Columbia University has been roiled for months by a contentious dispute over allegations of intimidation of students in the Middle East studies program. Sad to say, the school has botched the handling of this emotionally charged issue from the start, thereby allowing festering concerns to erupt into a full-scale boil.
A faculty committee’s report, released last week, cited the frustration of students who felt they had no place to register complaints about what they considered abusive treatment by outspokenly pro-Palestinian professors. The university had no clear mechanism to handle such grievances.
Only after a film by an outside group brought the students’ complaints to broad public attention did the university appoint a panel to look into the issue. It botched this job, too, by appointing one member who had been the dissertation adviser for a professor who had drawn criticism and appointing three members who had expressed anti-Israel views that, critics allege, might incline them to soft-pedal complaints. It also limited the panel’s mandate to include only some of the areas of complaint.
People involved in the deliberations believe that the panel proceeded carefully and objectively in evaluating the evidence, but its composition ensured that the results would be greeted with skepticism. The members aren’t to blame for that - it’s the fault of the administration, which approached the project with such political ineptitude. Fortunately, Columbia is belatedly rising to the challenge. It will establish new grievance procedures shortly. And it has recognized that the Middle East studies department was out of control and, with the goal of strengthening its scholarship, has wrested away its power to appoint and promote faculty.
Only one member of the department, Joseph Massad, was judged clearly guilty of inappropriate conduct. The panel found that he had replied angrily and heatedly to a student who had simply asked whether Israel sometimes gave advance warning before bombing a building so people could get out and avoid harm. It also cited a second “gray area” incident, when the same teacher, in an off-campus lecture, responded testily to an Israeli student who had served in that country’s armed forces by asking how many Palestinians he had killed. Had that incident occurred in the classroom, the panel concluded, it would clearly have been out of bounds.
Given the generally high marks accorded the panel by dispassionate observers, its findings seem to indicate that the controversy over Middle East studies at Columbia has been overblown. There is no evidence that anyone’s grade suffered for challenging the pro-Palestinian views of any teacher or that any professors made anti-Semitic statements. The professors who were targeted have legitimate complaints themselves. Their classes were infiltrated by hecklers and surreptitious monitors, and they received hate mail and death threats.
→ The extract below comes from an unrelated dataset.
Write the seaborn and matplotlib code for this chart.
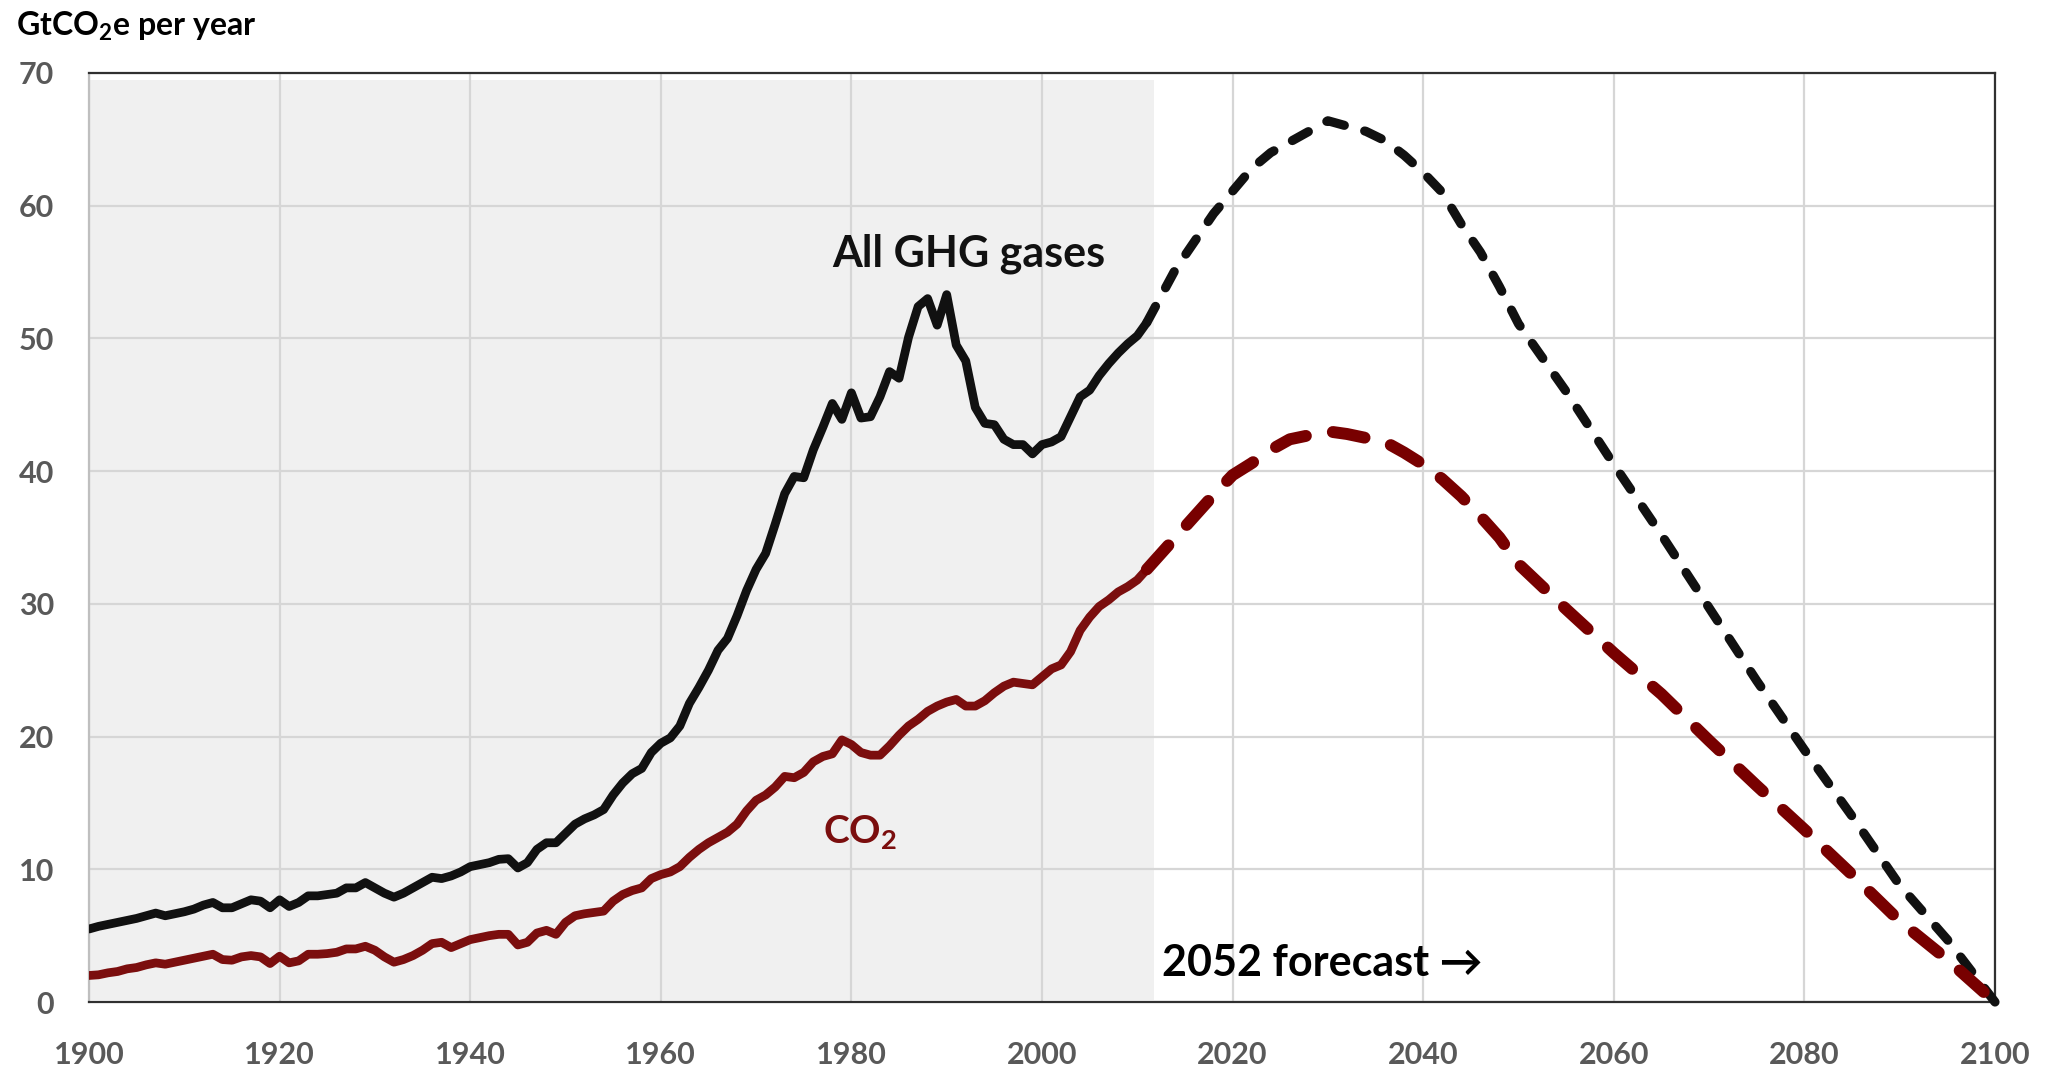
import numpy as np
import pandas as pd
import matplotlib
matplotlib.use("Agg")
import matplotlib.pyplot as plt
import seaborn as sns
from matplotlib.ticker import MultipleLocator

# Historic emissions 1900-2011 (GtCO2e per year)
hist_years = list(range(1900, 2012))
ghg_hist = [
    5.5, 5.7, 5.85, 6.0, 6.15, 6.3, 6.5, 6.7, 6.5, 6.65,
    6.8, 7.0, 7.3, 7.5, 7.1, 7.1, 7.4, 7.7, 7.6, 7.1,
    7.7, 7.2, 7.5, 8.0, 8.0, 8.1, 8.2, 8.6, 8.6, 9.0,
    8.6, 8.2, 7.9, 8.2, 8.6, 9.0, 9.4, 9.3, 9.5, 9.8,
    10.2, 10.35, 10.5, 10.75, 10.8, 10.1, 10.5, 11.5, 12.0, 12.0,
    12.7, 13.4, 13.8, 14.1, 14.5, 15.6, 16.5, 17.2, 17.6, 18.8,
    19.5, 19.9, 20.8, 22.5, 23.7, 25.0, 26.5, 27.4, 29.1, 31.0,
    32.6, 33.8, 36.0, 38.3, 39.6, 39.5, 41.6, 43.3, 45.1, 43.9,
    45.9, 44.0, 44.1, 45.6, 47.5, 47.0, 50.1, 52.4, 53.0, 51.0,
    53.3, 49.5, 48.3, 44.8, 43.6, 43.5, 42.4, 42.0, 42.0, 41.3,
    42.0, 42.2, 42.6, 44.1, 45.6, 46.1, 47.2, 48.1, 48.9, 49.6,
    50.2, 51.2,
]
co2_hist = [
    2.0, 2.05, 2.2, 2.3, 2.5, 2.6, 2.8, 2.95, 2.85, 3.0,
    3.15, 3.3, 3.45, 3.6, 3.2, 3.15, 3.4, 3.5, 3.4, 2.9,
    3.45, 2.95, 3.1, 3.6, 3.6, 3.65, 3.75, 4.0, 4.0, 4.2,
    3.9, 3.4, 3.0, 3.2, 3.5, 3.9, 4.4, 4.5, 4.1, 4.4,
    4.7, 4.85, 5.0, 5.1, 5.1, 4.3, 4.5, 5.2, 5.4, 5.1,
    6.0, 6.5, 6.65, 6.75, 6.85, 7.6, 8.1, 8.4, 8.6, 9.3,
    9.6, 9.8, 10.2, 10.9, 11.5, 12.0, 12.4, 12.8, 13.4, 14.4,
    15.2, 15.6, 16.2, 17.0, 16.9, 17.3, 18.1, 18.5, 18.7, 19.75,
    19.4, 18.8, 18.6, 18.6, 19.3, 20.1, 20.8, 21.3, 21.9, 22.3,
    22.6, 22.8, 22.3, 22.3, 22.7, 23.3, 23.8, 24.1, 24.0, 23.9,
    24.5, 25.1, 25.4, 26.4, 28.0, 29.0, 29.8, 30.3, 30.9, 31.3,
    31.8, 32.6,
]

# 2052 forecast
fc_years = [2011, 2014, 2016, 2018, 2020, 2022, 2024, 2026, 2028, 2030,
            2032, 2034, 2036, 2038, 2040, 2042, 2044, 2046, 2048, 2050,
            2055, 2060, 2065, 2070, 2075, 2080, 2085, 2090, 2095, 2100]
ghg_fc = [51.2, 55.2, 57.3, 59.4, 61.1, 62.8, 64.0, 64.8, 65.6, 66.4,
          66.0, 65.6, 64.9, 63.8, 62.5, 61.0, 58.6, 56.5, 53.9, 51.1,
          46.0, 40.5, 35.2, 29.7, 24.2, 19.0, 14.0, 8.8, 4.7, 0.0]
co2_fc = [32.6, 35.0, 36.6, 38.2, 39.7, 40.6, 41.6, 42.4, 42.7, 43.0,
          42.8, 42.5, 42.2, 41.4, 40.5, 39.4, 38.1, 36.6, 35.0, 33.0,
          29.6, 26.3, 23.2, 19.7, 16.3, 13.0, 9.6, 6.1, 3.2, 0.0]

hist = pd.DataFrame({'Year': hist_years, 'GHG': ghg_hist, 'CO2': co2_hist})
fc = pd.DataFrame({'Year': fc_years, 'GHG': ghg_fc, 'CO2': co2_fc})

sns.set_style("white")
plt.rcParams['font.family'] = ['Lato', 'DejaVu Sans']
plt.rcParams['font.weight'] = 'bold'
plt.rcParams['mathtext.fontset'] = 'custom'
plt.rcParams['mathtext.rm'] = 'Lato:bold'
plt.rcParams['mathtext.it'] = 'Lato:bold'
plt.rcParams['mathtext.bf'] = 'Lato:bold'

BLACK = '#111111'
RED = '#7b0e0e'
DARKRED = '#780000'
GRID = '#d6d6d6'
TICKC = '#595959'

fig = plt.figure(figsize=(20.53, 10.67), dpi=100)
ax = fig.add_axes([0.04335, 0.0609, 0.9284, 0.8707])

# shaded historic period
ax.axvspan(1900, 2011.8, ymin=0.002, ymax=0.992, color='#f0f0f0', lw=0, zorder=0.2)

sns.lineplot(data=hist, x='Year', y='GHG', ax=ax, color=BLACK, lw=6.3,
             solid_joinstyle='round', solid_capstyle='round', zorder=3)
sns.lineplot(data=hist, x='Year', y='CO2', ax=ax, color=RED, lw=6.3,
             solid_joinstyle='round', solid_capstyle='round', zorder=3)
sns.lineplot(data=fc, x='Year', y='GHG', ax=ax, color=BLACK, lw=6.6,
             linestyle=(0, (2.0, 2.3)), dash_capstyle='round', zorder=3, clip_on=False)
sns.lineplot(data=fc, x='Year', y='CO2', ax=ax, color=DARKRED, lw=8.6,
             linestyle=(0, (2.7, 2.3)), dash_capstyle='round', zorder=4, clip_on=False)

ax.set_xlim(1900, 2100)
ax.set_ylim(0, 70)
ax.xaxis.set_major_locator(MultipleLocator(20))
ax.yaxis.set_major_locator(MultipleLocator(10))
ax.yaxis.set_minor_locator(MultipleLocator(5))

ax.set_axisbelow(True)
ax.grid(True, which='major', color=GRID, lw=1.6, zorder=0.5)

ax.tick_params(axis='x', length=0, pad=28, labelsize=22, labelcolor=TICKC)
ax.tick_params(axis='y', which='major', length=8, width=1.6, color='#bfbfbf',
               pad=17, labelsize=22, labelcolor=TICKC)
ax.tick_params(axis='y', which='minor', length=6, width=1.6, color='#bfbfbf')
for lab in ax.get_xticklabels() + ax.get_yticklabels():
    lab.set_fontweight('bold')

for side in ['top', 'right', 'bottom']:
    ax.spines[side].set_color('#303030')
    ax.spines[side].set_linewidth(1.6)
ax.spines['left'].set_color('#bfbfbf')
ax.spines['left'].set_linewidth(1.6)

ax.set_xlabel('')
ax.set_ylabel('')

fig.text(0.008, 0.975, r'GtCO$_2$e per year', fontsize=23, fontweight='bold',
         color='black', ha='left', va='center')

ax.text(1992.3, 55.4, 'All GHG gases', fontsize=31, fontweight='bold',
        color=BLACK, ha='center', va='baseline', zorder=5)
ax.text(1977.0, 12.0, r'CO$_2$', fontsize=28, fontweight='bold',
        color=RED, ha='left', va='baseline', zorder=5)
ax.text(2012.6, 1.96, '2052 forecast \u2192', fontsize=31, fontweight='bold',
        color='black', ha='left', va='baseline', zorder=5)

fig.savefig('out.png', dpi=100)
plt.close(fig)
But in the end, the report is deeply unsatisfactory because the panel’s mandate was so limited. Most student complaints were not really about intimidation, but about allegations of stridently pro-Palestinian, anti-Israeli bias on the part of several professors. The panel had no mandate to examine the quality and fairness of teaching. That leaves the university to follow up on complaints about politicized courses and a lack of scholarly rigor as part of its effort to upgrade the department. One can only hope that Columbia will proceed with more determination and care than it has heretofore.